=== Directions for this task ===
Without the images, write out the whole listing exactly.

=== Supplied material ===
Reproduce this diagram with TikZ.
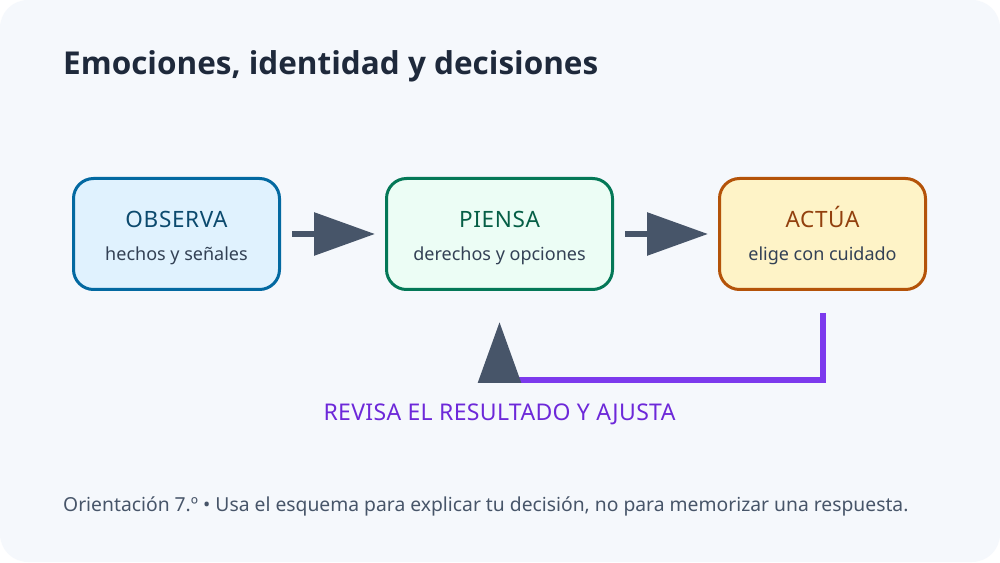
\documentclass[tikz,border=0pt]{standalone}
\usepackage{fontspec}
\setmainfont{Noto Sans}
\newfontfamily\headfont{Open Sans}
\usepackage{xcolor}
\usetikzlibrary{positioning}
\usetikzlibrary{arrows.meta}
\definecolor{pagebg}{HTML}{F5F8FC}
\definecolor{ink}{HTML}{1E293B}
\definecolor{slate}{HTML}{475569}
\definecolor{subink}{HTML}{334155}
\definecolor{obsfill}{HTML}{E0F2FE}
\definecolor{obsline}{HTML}{0369A1}
\definecolor{obstext}{HTML}{0C4A6E}
\definecolor{piefill}{HTML}{ECFDF5}
\definecolor{pieline}{HTML}{047857}
\definecolor{pietext}{HTML}{065F46}
\definecolor{actfill}{HTML}{FEF3C7}
\definecolor{actline}{HTML}{B45309}
\definecolor{acttext}{HTML}{92400E}
\definecolor{loopline}{HTML}{7C3AED}
\definecolor{looptext}{HTML}{6D28D9}
\newcommand{\boxsub}{\fontsize{18}{33}\selectfont\addfontfeature{LetterSpace=0}\color{subink}}
\tikzset{edge/.style = {-{Triangle[length=61pt,width=42pt]}, line width=6pt, draw=slate, fill=slate}}

\begin{document}
\begin{tikzpicture}[x=1pt,y=1pt,
    step box/.style={rectangle,rounded corners=20pt,line width=3pt,minimum height=111pt,
        align=center,text height=54pt,text depth=0pt,
        font=\fontsize{22.5}{33}\selectfont\addfontfeature{LetterSpace=3}},
    loop edge/.style={-{Triangle[length=61pt,width=42pt,color=slate]},line width=6pt,draw=loopline}]
  \fill[white] (0,0) rectangle (1000,562);
  \fill[pagebg,rounded corners=28pt] (0,0) rectangle (1000,562);

  \node[anchor=base west,text=ink,font=\headfont\fontsize{31.5}{38}\selectfont\bfseries,inner sep=0pt] (title) at (63,487)
    {Emociones, identidad y decisiones};

  \node[step box,minimum width=206pt,draw=obsline,fill=obsfill,text=obstext] (observa) at (176.5,328)
    {OBSERVA\\{\boxsub hechos y señales}};
  \node[step box,minimum width=226pt,draw=pieline,fill=piefill,text=pietext] (piensa) [right=104pt of observa]
    {PIENSA\\{\boxsub derechos y opciones}};
  \node[step box,minimum width=206pt,draw=actline,fill=actfill,text=acttext] (actua) [right=104pt of piensa]
    {ACTÚA\\{\boxsub elige con cuidado}};

  \path[edge,shorten <=11pt,shorten >=10pt] (observa) edge (piensa);
  \path[edge,shorten <=11pt,shorten >=10pt] (piensa) edge (actua);

  % vuelta desde actua hasta piensa
  \coordinate (vuelta) at ([yshift=-89pt]piensa.south);
  \draw[loop edge,shorten <=22pt,shorten >=31pt] (actua.south) |- (vuelta) -- (piensa.south);
  \node[anchor=base,text=looptext,font=\fontsize{23}{27}\selectfont\addfontfeature{LetterSpace=1.5},inner sep=0pt] (revisa) at (499.5,141)
    {REVISA EL RESULTADO Y AJUSTA};

  \node[anchor=base west,text=slate,font=\fontsize{19.3}{23}\selectfont,inner sep=0pt] (nota) at (63,51)
    {Orientación 7.º • Usa el esquema para explicar tu decisión, no para memorizar una respuesta.};
\end{tikzpicture}
\end{document}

=== Result ===
Reproduce this diagram with TikZ.
\documentclass[tikz,border=0pt]{standalone}
\usepackage{fontspec}
\setmainfont{Noto Sans}
\newfontfamily\headfont{Open Sans}
\usepackage{xcolor}
\usetikzlibrary{positioning}
\usetikzlibrary{arrows.meta}
\definecolor{pagebg}{HTML}{F5F8FC}
\definecolor{ink}{HTML}{1E293B}
\definecolor{slate}{HTML}{475569}
\definecolor{subink}{HTML}{334155}
\definecolor{obsfill}{HTML}{E0F2FE}
\definecolor{obsline}{HTML}{0369A1}
\definecolor{obstext}{HTML}{0C4A6E}
\definecolor{piefill}{HTML}{ECFDF5}
\definecolor{pieline}{HTML}{047857}
\definecolor{pietext}{HTML}{065F46}
\definecolor{actfill}{HTML}{FEF3C7}
\definecolor{actline}{HTML}{B45309}
\definecolor{acttext}{HTML}{92400E}
\definecolor{loopline}{HTML}{7C3AED}
\definecolor{looptext}{HTML}{6D28D9}
\newcommand{\boxsub}{\fontsize{18}{33}\selectfont\addfontfeature{LetterSpace=0}\color{subink}}
\tikzset{edge/.style = {-{Triangle[length=61pt,width=42pt]}, line width=6pt, draw=slate, fill=slate}}

\begin{document}
\begin{tikzpicture}[x=1pt,y=1pt,
    step box/.style={rectangle,rounded corners=20pt,line width=3pt,minimum height=111pt,
        align=center,text height=54pt,text depth=0pt,
        font=\fontsize{22.5}{33}\selectfont\addfontfeature{LetterSpace=3}},
    loop edge/.style={-{Triangle[length=61pt,width=42pt,color=slate]},line width=6pt,draw=loopline}]
  \fill[white] (0,0) rectangle (1000,562);
  \fill[pagebg,rounded corners=28pt] (0,0) rectangle (1000,562);

  \node[anchor=base west,text=ink,font=\headfont\fontsize{31.5}{38}\selectfont\bfseries,inner sep=0pt] (title) at (63,487)
    {Emociones, identidad y decisiones};

  \node[step box,minimum width=206pt,draw=obsline,fill=obsfill,text=obstext] (observa) at (176.5,328)
    {OBSERVA\\{\boxsub hechos y señales}};
  \node[step box,minimum width=226pt,draw=pieline,fill=piefill,text=pietext] (piensa) [right=104pt of observa]
    {PIENSA\\{\boxsub derechos y opciones}};
  \node[step box,minimum width=206pt,draw=actline,fill=actfill,text=acttext] (actua) [right=104pt of piensa]
    {ACTÚA\\{\boxsub elige con cuidado}};

  \path[edge,shorten <=11pt,shorten >=10pt] (observa) edge (piensa);
  \path[edge,shorten <=11pt,shorten >=10pt] (piensa) edge (actua);

  % vuelta desde actua hasta piensa
  \coordinate (vuelta) at ([yshift=-89pt]piensa.south);
  \draw[loop edge,shorten <=22pt,shorten >=31pt] (actua.south) |- (vuelta) -- (piensa.south);
  \node[anchor=base,text=looptext,font=\fontsize{23}{27}\selectfont\addfontfeature{LetterSpace=1.5},inner sep=0pt] (revisa) at (499.5,141)
    {REVISA EL RESULTADO Y AJUSTA};

  \node[anchor=base west,text=slate,font=\fontsize{19.3}{23}\selectfont,inner sep=0pt] (nota) at (63,51)
    {Orientación 7.º • Usa el esquema para explicar tu decisión, no para memorizar una respuesta.};
\end{tikzpicture}
\end{document}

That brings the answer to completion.